◆ THE PROBLEM: Here is the task for the listing below: output exactly the lines from the one containing "Write a web" through the one containing "const geneName = 'Os05g0400200';", and leave out the pictures.

[begin RECORDS SHOWN]

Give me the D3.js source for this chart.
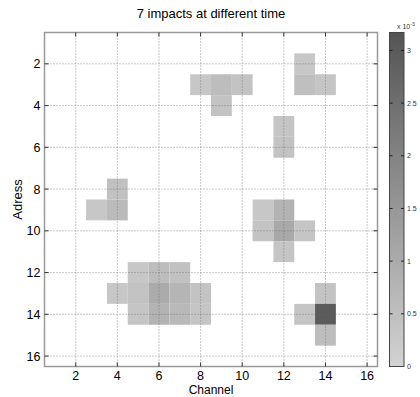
<!DOCTYPE html>
<html>
<head>
<meta charset="utf-8">
<script src="https://cdn.jsdelivr.net/npm/d3@7"></script>
<style>
  body { margin: 0; background: #fff; }
  svg { display: block; font-family: "Liberation Sans", Arial, sans-serif; }
</style>
</head>
<body>
<svg id="chart"></svg>
<script>
// non-zero cells only: [channel, address, value]
const channels = [13, 13, 14, 8, 9, 10, 9, 12, 12, 4, 3, 4, 11, 12, 11, 12, 13, 12, 5, 6, 7, 4, 5, 6, 7, 8, 5, 6, 7, 8, 14, 13, 14, 14];
const addresses = [2, 3, 3, 3, 3, 3, 4, 5, 6, 8, 9, 9, 9, 9, 10, 10, 10, 11, 12, 12, 12, 13, 13, 13, 13, 13, 14, 14, 14, 14, 13, 14, 14, 15];
const values = [0.30, 0.50, 0.35, 0.30, 0.55, 0.40, 0.40, 0.35, 0.40, 0.45, 0.30, 0.60, 0.30, 0.80, 0.40, 1.05, 0.35, 0.35,
  0.30, 0.55, 0.45, 0.30, 0.40, 1.00, 0.75, 0.40, 0.35, 0.80, 0.65, 0.35, 0.40, 0.35, 3.00, 0.55].map(v => v * 1e-3);
const ticks = [2, 4, 6, 8, 10, 12, 14, 16];
const cbTicks = [0, 0.5, 1, 1.5, 2, 2.5, 3];
const vmax = 3.17e-3;

const width = 420, height = 397;
const mLeft = 44.5, mRight = 377.5, mTop = 32.5, mBottom = 366.5;

const svg = d3.select("#chart").attr("width", width).attr("height", height);

const x = d3.scaleLinear().domain([0.5, 16.5]).range([mLeft, mRight]);
const y = d3.scaleLinear().domain([0.5, 16.5]).range([mTop, mBottom]);
const color = d3.scaleLinear().domain([0, vmax]).range(["#d3d3d3", "#545454"]);

const cells = channels.map((c, i) => ({c, a: addresses[i], v: values[i]}));

svg.append("g").selectAll("rect")
  .data(cells)
  .join("rect")
    .attr("x", d => x(d.c - 0.5))
    .attr("y", d => y(d.a - 0.5))
    .attr("width", x(1.5) - x(0.5))
    .attr("height", y(1.5) - y(0.5))
    .attr("fill", d => color(d.v));

// dotted grid on top
const grid = svg.append("g").attr("stroke", "#666").attr("stroke-width", 0.7).attr("stroke-dasharray", "1,2");
grid.selectAll(".gx").data(ticks).join("line")
  .attr("x1", d => x(d)).attr("x2", d => x(d)).attr("y1", mTop).attr("y2", mBottom);
grid.selectAll(".gy").data(ticks).join("line")
  .attr("y1", d => y(d)).attr("y2", d => y(d)).attr("x1", mLeft).attr("x2", mRight);

// frame
svg.append("rect").attr("x", mLeft).attr("y", mTop).attr("width", mRight - mLeft).attr("height", mBottom - mTop)
  .attr("fill", "none").attr("stroke", "#999").attr("stroke-width", 1.5);

// inner ticks
const tk = svg.append("g").attr("stroke", "#333").attr("stroke-width", 1);
tk.selectAll(".tb").data(ticks).join("line")
  .attr("x1", d => x(d)).attr("x2", d => x(d)).attr("y1", mBottom).attr("y2", mBottom - 4);
tk.selectAll(".tt").data(ticks).join("line")
  .attr("x1", d => x(d)).attr("x2", d => x(d)).attr("y1", mTop).attr("y2", mTop + 4);
tk.selectAll(".tl").data(ticks).join("line")
  .attr("y1", d => y(d)).attr("y2", d => y(d)).attr("x1", mLeft).attr("x2", mLeft + 4);
tk.selectAll(".tr").data(ticks).join("line")
  .attr("y1", d => y(d)).attr("y2", d => y(d)).attr("x1", mRight).attr("x2", mRight - 4);

// tick labels
svg.append("g").selectAll("text").data(ticks).join("text")
  .attr("x", d => x(d)).attr("y", mBottom + 13.5)
  .attr("text-anchor", "middle").attr("font-size", 12.5).text(d => d);
svg.append("g").selectAll("text").data(ticks).join("text")
  .attr("x", mLeft - 4).attr("y", d => y(d)).attr("dy", "0.36em")
  .attr("text-anchor", "end").attr("font-size", 12.5).text(d => d);

// titles
svg.append("text").attr("x", (mLeft + mRight) / 2).attr("y", 18)
  .attr("text-anchor", "middle").attr("font-size", 13).text("7 impacts at different time");
svg.append("text").attr("x", (mLeft + mRight) / 2).attr("y", 394)
  .attr("text-anchor", "middle").attr("font-size", 12).text("Channel");
svg.append("text").attr("transform", `translate(22,${(mTop + mBottom) / 2}) rotate(-90)`)
  .attr("text-anchor", "middle").attr("font-size", 13).text("Adress");

// colorbar
const cbL = 389.5, cbR = 404;
const cy = d3.scaleLinear().domain([0, vmax]).range([mBottom, mTop]);
const defs = svg.append("defs");
const grad = defs.append("linearGradient").attr("id", "cbgrad")
  .attr("x1", 0).attr("y1", 1).attr("x2", 0).attr("y2", 0);
grad.selectAll("stop").data([0, vmax]).join("stop")
  .attr("offset", (d, i) => i).attr("stop-color", d => color(d));
svg.append("rect").attr("x", cbL).attr("y", mTop).attr("width", cbR - cbL).attr("height", mBottom - mTop)
  .attr("fill", "url(#cbgrad)").attr("stroke", "#444").attr("stroke-width", 1);
const ctk = svg.append("g").attr("stroke", "#222").attr("stroke-width", 1);
ctk.selectAll(".cl").data(cbTicks.slice(1)).join("line")
  .attr("x1", cbL).attr("x2", cbL + 3).attr("y1", d => cy(d * 1e-3)).attr("y2", d => cy(d * 1e-3));
ctk.selectAll(".cr").data(cbTicks.slice(1)).join("line")
  .attr("x1", cbR).attr("x2", cbR - 3).attr("y1", d => cy(d * 1e-3)).attr("y2", d => cy(d * 1e-3));
svg.append("g").selectAll("text").data(cbTicks).join("text")
  .attr("x", cbR + 3).attr("y", d => cy(d * 1e-3)).attr("dy", "0.35em")
  .attr("font-size", 7).attr("fill", "#333").text(d => d);
const exp = svg.append("text").attr("x", 397).attr("y", 29).attr("font-size", 7).attr("fill", "#333");
exp.append("tspan").text("x 10");
exp.append("tspan").attr("dy", -3).attr("font-size", 5).text("-3");
</script>
</body>
</html>
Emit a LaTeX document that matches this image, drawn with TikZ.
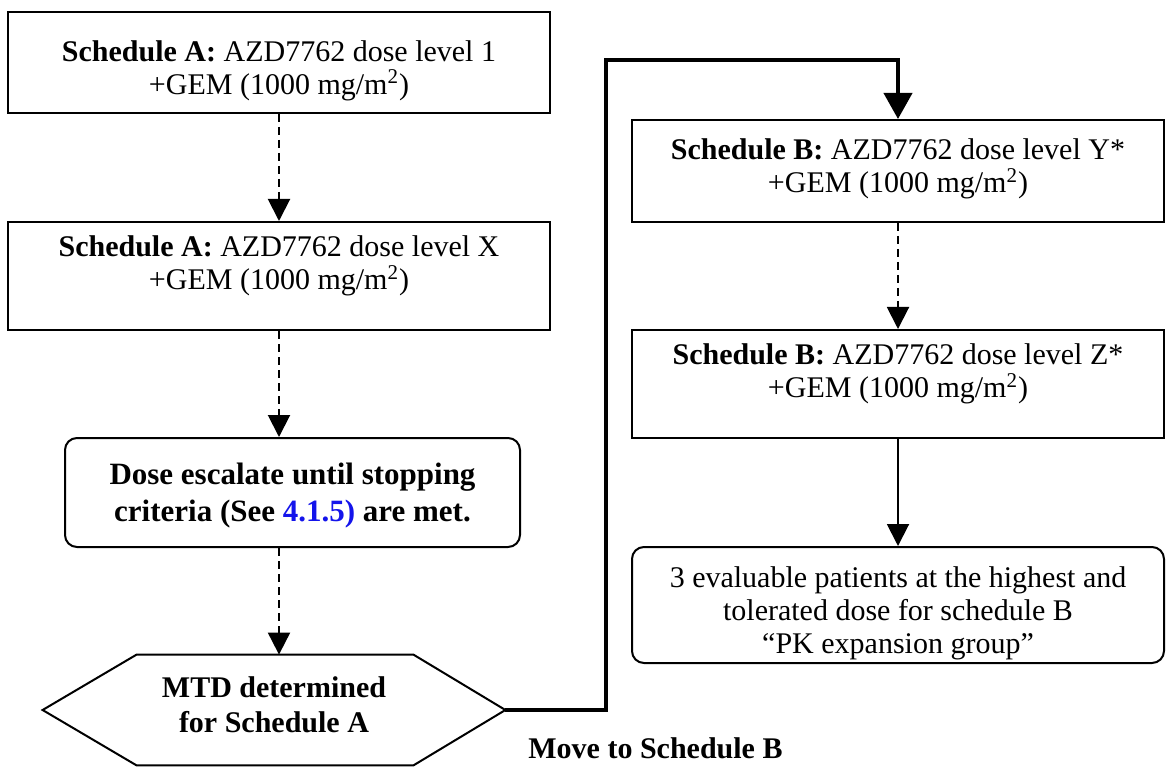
\documentclass[tikz,border=0pt]{standalone}
\usepackage{fontspec}
\setmainfont{Liberation Serif}
\usepackage{xcolor}
\usetikzlibrary{arrows.meta}
\definecolor{reflink}{RGB}{20,20,235}

\begin{document}
\begin{tikzpicture}[x=0.5pt,y=-0.5pt,
    font=\fontsize{15}{16.5}\selectfont,
    box/.style={draw,line width=1pt,minimum width=266pt},
    rbox/.style={box,rounded corners=6pt},
    txt/.style={align=center,inner sep=0pt},
    dflow/.style={line width=1pt,dashed,dash pattern=on 4pt off 2.5pt,-{Triangle[length=11pt,width=11pt]}},
    sflow/.style={line width=1pt,-{Triangle[length=11pt,width=11pt]}},
    bigflow/.style={line width=2pt,-{Triangle[length=13pt,width=14pt]}}]
  \useasboundingbox (0,0) rectangle (1167,770);
  % left column: schedule A
  \node[box,minimum width=271pt,minimum height=50.5pt,
    label={[txt,yshift=-4pt]center:{\textbf{Schedule A:} AZD7762 dose level 1\\+GEM (1000 mg/m\textsuperscript{2})}}]
    (a1) at (279,62.5) {};
  \node[box,minimum width=271pt,minimum height=54pt,
    label={[txt,yshift=5pt]center:{\textbf{Schedule A:} AZD7762 dose level X\\+GEM (1000 mg/m\textsuperscript{2})}}]
    (a2) at (279,276) {};
  \node[rbox,minimum width=227.5pt,minimum height=54.5pt,
    label={[txt,yshift=-1.5pt,font=\fontsize{15.5}{18.5}\selectfont\bfseries]center:{Dose escalate until stopping\\criteria (See \textcolor{reflink}{4.1.5)} are met.}}]
    (esc) at (292.5,492.5) {};
  \node[minimum width=231pt,minimum height=55pt,
    label={[txt,yshift=2.5pt,font=\fontsize{15}{17.5}\selectfont\bfseries]center:{MTD determined\\for Schedule A}}]
    (mtd) at (274,710) {};
  \draw[line width=1pt] (mtd.west) -- ([xshift=47pt]mtd.north west) -- ([xshift=-46pt]mtd.north east)
    -- (mtd.east) -- ([xshift=-46pt]mtd.south east) -- ([xshift=47pt]mtd.south west) -- cycle;
  % right column: schedule B
  \node[box,minimum height=51pt,
    label={[txt,yshift=1pt]center:{\textbf{Schedule B:} AZD7762 dose level Y*\\+GEM (1000 mg/m\textsuperscript{2})}}]
    (b1) at (898,171) {};
  \node[box,minimum height=54pt,
    label={[txt,yshift=5pt]center:{\textbf{Schedule B:} AZD7762 dose level Z*\\+GEM (1000 mg/m\textsuperscript{2})}}]
    (b2) at (898,384) {};
  \node[rbox,minimum height=58pt,
    label={[txt,yshift=-4pt]center:{3 evaluable patients at the highest and\\tolerated dose for schedule B\\``PK expansion group''}}]
    (pk) at (898,605) {};
  % connectors
  \draw[dflow] (a1.south) -- (a2.north);
  \draw[dflow] (a2.south) -- (a2.south |- esc.north);
  \draw[dflow] (a2.south |- esc.south) -- (a2.south |- mtd.north);
  \draw[dflow] (b1.south) -- (b2.north);
  \draw[sflow] (b2.south) -- (pk.north);
  \coordinate (turn) at (606,60);
  \draw[bigflow] (mtd.east) -| (turn) -| (b1.north);
  \node[anchor=west,inner sep=0pt,font=\fontsize{15}{16.5}\selectfont\bfseries] (move) at (528,748) {Move to Schedule B};
\end{tikzpicture}
\end{document}
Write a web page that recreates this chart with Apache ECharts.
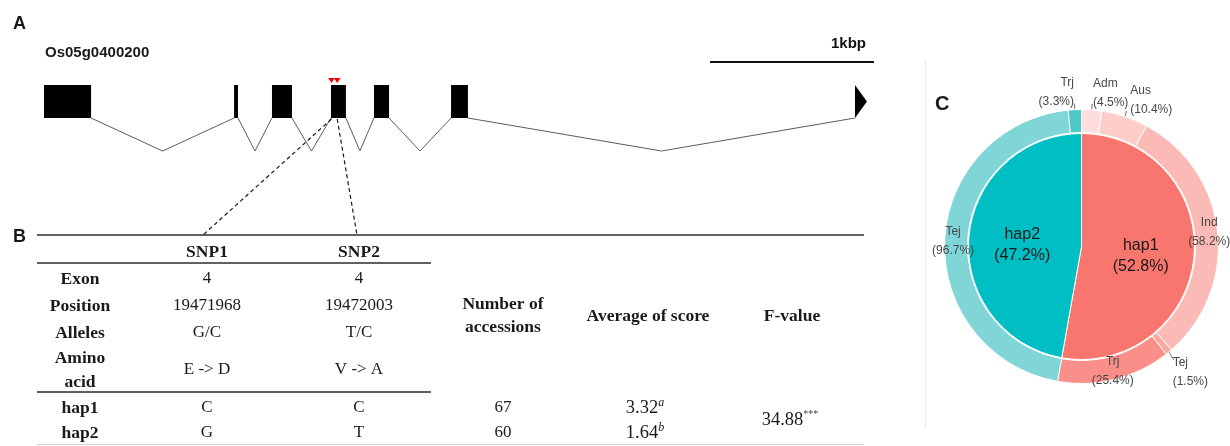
<!DOCTYPE html>
<html>
<head>
<meta charset="utf-8">
<script src="https://cdn.jsdelivr.net/npm/echarts@6/dist/echarts.min.js"></script>
<style>
  html, body { margin: 0; padding: 0; background: #fff; }
  #chart { width: 1230px; height: 446px; }
</style>
</head>
<body>
<div id="chart"></div>
<script>
// ---- Gene model of Os05g0400200 (bp, relative to the first exon start) ----
const geneStartPos = 19470215;
const exonStart = [0, 1159, 1390, 1750, 2012, 2482, 4945];
const exonEnd   = [287, 1183, 1512, 1841, 2104, 2585, 5018];
const scaleBarStart = 4061;
const scaleBarLength = 1000;
const scaleBarLabel = '1kbp';
const geneName = 'Os05g0400200';

// ---- SNP / haplotype table ----
const snpNames = ['SNP1', 'SNP2'];
const rowLabels = ['Exon', 'Position', 'Alleles', 'Amino\nacid'];
const snpExon = ['4', '4'];
const snpPositions = [19471968, 19472003];
const snpAlleles = ['G/C', 'T/C'];
const snpAminoAcid = ['E -> D', 'V -> A'];
const haplotypes = ['hap1', 'hap2'];
const hapAlleles = [['C', 'C'], ['G', 'T']];
const statHeaders = ['Number of\naccessions', 'Average of score', 'F-value'];
const hapAccessions = [67, 60];
const hapScore = [3.32, 1.64];
const hapScoreGroup = ['a', 'b'];
const fValue = 34.88;
const fSignif = '***';

// ---- Haplotype composition by subpopulation (%) ----
const hapShare = [52.8, 47.2];
const subgroupNames = [['Adm', 'Aus', 'Ind', 'Tej', 'Trj'], ['Tej', 'Trj']];
const subgroupShare = [[4.5, 10.4, 58.2, 1.5, 25.4], [96.7, 3.3]];

// ---- styling ----
const hapColors = ['#F8766D', '#00BFC4'];
const ringColors = [
  ['#FDDEDC', '#FCCDC9', '#FBBAB5', '#FAA9A3', '#F98F88'],
  ['#80D5D7', '#4CC8CB']
];
const PIE_CX = 1081.5, PIE_CY = 246.5, PIE_R = 113, RING_IN = 114, RING_OUT = 137;
// per ring slice: where its label sits
const ringLabelPlace = [
  { pos: 'out', r: 154, dA: 0, align: 'left' },
  { pos: 'out', r: 154, dA: 0, align: 'left' },
  { pos: 'in' },
  { pos: 'out', r: 155, dA: 3.6, align: 'left', lineEnd: [1, -12] },
  { pos: 'in' },
  { pos: 'in' },
  { pos: 'out', r: 154, dA: 0, align: 'right' }
];
const SERIF = '"Liberation Serif", "Times New Roman", serif';
const SANS = '"Liberation Sans", Arial, sans-serif';
const INK = '#1a1a1a';

// table layout (px)
const tbl = {
  left: 37, right: 864, midRight: 431,
  topRule: 235, headRule: 263, bodyRule: 392, bottom: 444.5,
  labelX: 80, snpX: [207, 359], connectX: [203, 357],
  rowY: [279, 306, 333, 370], headY: 252, hapY: [408, 433],
  accX: 503, scoreX: 645, fX: 790, statHeadY: 316
};

// ---- ring data ----
const outerData = [];
subgroupNames.forEach(function (names, h) {
  names.forEach(function (n, k) {
    const pl = ringLabelPlace[outerData.length];
    const item = {
      name: n,
      value: hapShare[h] * subgroupShare[h][k] / 100,
      share: subgroupShare[h][k],
      itemStyle: { color: ringColors[h][k] }
    };
    if (pl.pos === 'in') {
      item.label = { position: 'inside' };
      item.labelLine = { show: false };
    }
    outerData.push(item);
  });
});
const ringTotal = outerData.reduce(function (s, d) { return s + d.value; }, 0);
const ringMid = [];
(function () {
  let acc = 0;
  outerData.forEach(function (d) {
    ringMid.push((acc + d.value / 2) / ringTotal * 360);
    acc += d.value;
  });
})();

const innerData = haplotypes.map(function (h, i) {
  return { name: h, value: hapShare[i], itemStyle: { color: hapColors[i] } };
});

// ---- table as graphic elements ----
function txt(x, y, text, font, align, extra) {
  const style = Object.assign({
    text: text, font: font, fill: INK,
    align: align || 'center', textAlign: align || 'center',
    verticalAlign: 'middle', textVerticalAlign: 'middle'
  }, extra || {});
  return { type: 'text', x: x, y: y, silent: true, style: style };
}
function rule(x1, x2, y, w, c) {
  return { type: 'line', silent: true, shape: { x1: x1, y1: y, x2: x2, y2: y }, style: { stroke: c || '#2b2b2b', lineWidth: w || 1.5 } };
}
const boldSerif = 'bold 17.5px ' + SERIF;
const regSerif = '17px ' + SERIF;
const graphics = [];
// panel letters and titles
graphics.push(txt(13, 24, 'A', 'bold 18px ' + SANS, 'left'));
graphics.push(txt(13, 237, 'B', 'bold 18px ' + SANS, 'left'));
graphics.push(txt(935, 104, 'C', 'bold 20px ' + SANS, 'left'));
graphics.push(txt(45, 53, geneName, 'bold 15px ' + SANS, 'left'));
// panel C frame
graphics.push({ type: 'line', silent: true, shape: { x1: 925.5, y1: 60, x2: 925.5, y2: 428 }, style: { stroke: '#ececec', lineWidth: 1 } });
// rules
graphics.push(rule(tbl.left, tbl.right, tbl.topRule));
graphics.push(rule(tbl.left, tbl.midRight, tbl.headRule));
graphics.push(rule(tbl.left, tbl.midRight, tbl.bodyRule));
graphics.push(rule(tbl.left, tbl.right, tbl.bottom, 1, '#d4d4d4'));
// SNP header
snpNames.forEach(function (s, i) { graphics.push(txt(tbl.snpX[i], tbl.headY, s, boldSerif)); });
// row labels
rowLabels.forEach(function (r, i) { graphics.push(txt(tbl.labelX, tbl.rowY[i], r, boldSerif, 'center', { lineHeight: 24 })); });
// SNP attributes
const snpCols = [snpExon, snpPositions.map(String), snpAlleles, snpAminoAcid];
snpCols.forEach(function (col, r) {
  col.forEach(function (v, i) { graphics.push(txt(tbl.snpX[i], tbl.rowY[r], v, regSerif)); });
});
// haplotype rows
haplotypes.forEach(function (h, j) {
  graphics.push(txt(tbl.labelX, tbl.hapY[j], h, boldSerif));
  hapAlleles[j].forEach(function (a, i) { graphics.push(txt(tbl.snpX[i], tbl.hapY[j], a, regSerif)); });
  graphics.push(txt(tbl.accX, tbl.hapY[j], String(hapAccessions[j]), regSerif));
  graphics.push(txt(tbl.scoreX, tbl.hapY[j], '{v|' + hapScore[j].toFixed(2) + '}{s|' + hapScoreGroup[j] + '}', regSerif, 'center', {
    rich: {
      v: { font: '18.5px ' + SERIF, fill: INK, lineHeight: 22 },
      s: { font: 'italic 12px ' + SERIF, fill: INK, lineHeight: 12, verticalAlign: 'top' }
    }
  }));
});
// statistic headers
graphics.push(txt(tbl.accX, tbl.statHeadY, statHeaders[0], boldSerif, 'center', { lineHeight: 23 }));
graphics.push(txt(tbl.scoreX + 3, tbl.statHeadY, statHeaders[1], boldSerif));
graphics.push(txt(tbl.fX + 2, tbl.statHeadY, statHeaders[2], boldSerif));
graphics.push(txt(tbl.fX, (tbl.hapY[0] + tbl.hapY[1]) / 2, '{v|' + fValue.toFixed(2) + '}{s|' + fSignif + '}', regSerif, 'center', {
  rich: {
    v: { font: '18.5px ' + SERIF, fill: INK, lineHeight: 22 },
    s: { font: '10px ' + SERIF, fill: '#444', lineHeight: 10, verticalAlign: 'top' }
  }
}));

// ---- chart ----
const chart = echarts.init(document.getElementById('chart'), null, { renderer: 'canvas', width: 1230, height: 446 });

const option = {
  animation: false,
  backgroundColor: '#ffffff',
  grid: { left: 44, top: 52, width: 852.8, height: 99, containLabel: false },
  xAxis: { type: 'value', min: 0, max: 5200, show: false },
  yAxis: { type: 'value', min: -1, max: 2, show: false },
  graphic: { elements: graphics },
  series: [
    // introns
    {
      type: 'custom', clip: false, silent: true,
      data: exonEnd.slice(0, -1).map(function (e, i) { return [e, exonStart[i + 1]]; }),
      renderItem: function (params, api) {
        const a = api.value(0), b = api.value(1);
        const p0 = api.coord([a, 0]), pm = api.coord([(a + b) / 2, -1]), p1 = api.coord([b, 0]);
        return { type: 'polyline', shape: { points: [p0, pm, p1] }, style: { stroke: '#5c5c5c', lineWidth: 1, fill: null } };
      }
    },
    // exons (last one drawn as the 3' arrow)
    {
      type: 'custom', clip: false, silent: true,
      data: exonStart.map(function (s, i) { return [s, exonEnd[i], i === exonStart.length - 1 ? 1 : 0]; }),
      renderItem: function (params, api) {
        const p0 = api.coord([api.value(0), 1]);
        const p1 = api.coord([api.value(1), 0]);
        if (api.value(2) === 1) {
          return { type: 'polygon', shape: { points: [[p0[0], p0[1]], [p1[0], (p0[1] + p1[1]) / 2], [p0[0], p1[1]]] }, style: { fill: '#000' } };
        }
        return { type: 'rect', shape: { x: p0[0], y: p0[1], width: p1[0] - p0[0], height: p1[1] - p0[1] }, style: { fill: '#000' } };
      }
    },
    // scale bar
    {
      type: 'custom', clip: false, silent: true,
      data: [[scaleBarStart, scaleBarStart + scaleBarLength]],
      renderItem: function (params, api) {
        const p0 = api.coord([api.value(0), 1.7]);
        const p1 = api.coord([api.value(1), 1.7]);
        return {
          type: 'group', children: [
            { type: 'line', shape: { x1: p0[0], y1: p0[1], x2: p1[0], y2: p1[1] }, style: { stroke: '#111', lineWidth: 2 } },
            { type: 'text', x: p1[0] - 8, y: p1[1] - 18, style: { text: scaleBarLabel, font: 'bold 15px ' + SANS, fill: '#111', align: 'right', textAlign: 'right', verticalAlign: 'middle', textVerticalAlign: 'middle' } }
          ]
        };
      }
    },
    // SNP markers and connectors to the table
    {
      type: 'custom', clip: false, silent: true,
      data: snpPositions.map(function (p) { return [p - geneStartPos]; }),
      renderItem: function (params, api) {
        const i = params.dataIndex;
        const top = api.coord([api.value(0), 1]);
        const bot = api.coord([api.value(0), 0]);
        const x = top[0];
        return {
          type: 'group', children: [
            { type: 'polygon', shape: { points: [[x - 3.3, top[1] - 7], [x + 3.3, top[1] - 7], [x, top[1] - 2]] }, style: { fill: '#F20000' } },
            { type: 'line', shape: { x1: x, y1: bot[1] + 1, x2: tbl.connectX[i], y2: tbl.topRule }, style: { stroke: '#1a1a1a', lineWidth: 1.2, lineDash: [4, 3] } }
          ]
        };
      }
    },
    // haplotype pie
    {
      type: 'pie', silent: true, center: [PIE_CX, PIE_CY], radius: [0, PIE_R],
      startAngle: 90, clockwise: true, avoidLabelOverlap: false,
      itemStyle: { borderColor: '#fff', borderWidth: 1 },
      label: {
        position: 'inside', color: INK, fontFamily: SANS, fontSize: 16, lineHeight: 21,
        formatter: function (p) { return p.name + '\n(' + p.value.toFixed(1) + '%)'; }
      },
      labelLayout: function () { return { dy: 4 }; },
      labelLine: { show: false },
      emphasis: { disabled: true },
      data: innerData
    },
    // subpopulation ring
    {
      type: 'pie', silent: true, center: [PIE_CX, PIE_CY], radius: [RING_IN, RING_OUT],
      startAngle: 90, clockwise: true, avoidLabelOverlap: false,
      itemStyle: { borderColor: '#fff', borderWidth: 1 },
      label: {
        position: 'outside', color: '#474747', fontFamily: SANS, fontSize: 12, lineHeight: 19,
        formatter: function (p) { return p.name + '\n(' + p.data.share.toFixed(1) + '%)'; }
      },
      labelLine: { show: true, length: 4, length2: 2, smooth: false, lineStyle: { color: '#4d4d4d', width: 0.8 } },
      labelLayout: function (p) {
        const pl = ringLabelPlace[p.dataIndex];
        if (!pl || pl.pos !== 'out') return {};
        const mid = ringMid[p.dataIndex] * Math.PI / 180;
        const a = (ringMid[p.dataIndex] + pl.dA) * Math.PI / 180;
        const x = PIE_CX + pl.r * Math.sin(a);
        const y = PIE_CY - pl.r * Math.cos(a);
        const s = [PIE_CX + RING_OUT * Math.sin(mid), PIE_CY - RING_OUT * Math.cos(mid)];
        const e = pl.lineEnd ? [x + pl.lineEnd[0], y + pl.lineEnd[1]]
          : [PIE_CX + (RING_OUT + 6) * Math.sin(mid), PIE_CY - (RING_OUT + 6) * Math.cos(mid)];
        return { x: x, y: y, align: pl.align, verticalAlign: 'middle', labelLinePoints: [s, e, e] };
      },
      emphasis: { disabled: true },
      data: outerData
    }
  ]
};
chart.setOption(option);
</script>
</body>
</html>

[end RECORDS SHOWN]

◆ FULL OUTPUT:
Write a web page that recreates this chart with Apache ECharts.
<!DOCTYPE html>
<html>
<head>
<meta charset="utf-8">
<script src="https://cdn.jsdelivr.net/npm/echarts@6/dist/echarts.min.js"></script>
<style>
  html, body { margin: 0; padding: 0; background: #fff; }
  #chart { width: 1230px; height: 446px; }
</style>
</head>
<body>
<div id="chart"></div>
<script>
// ---- Gene model of Os05g0400200 (bp, relative to the first exon start) ----
const geneStartPos = 19470215;
const exonStart = [0, 1159, 1390, 1750, 2012, 2482, 4945];
const exonEnd   = [287, 1183, 1512, 1841, 2104, 2585, 5018];
const scaleBarStart = 4061;
const scaleBarLength = 1000;
const scaleBarLabel = '1kbp';
const geneName = 'Os05g0400200';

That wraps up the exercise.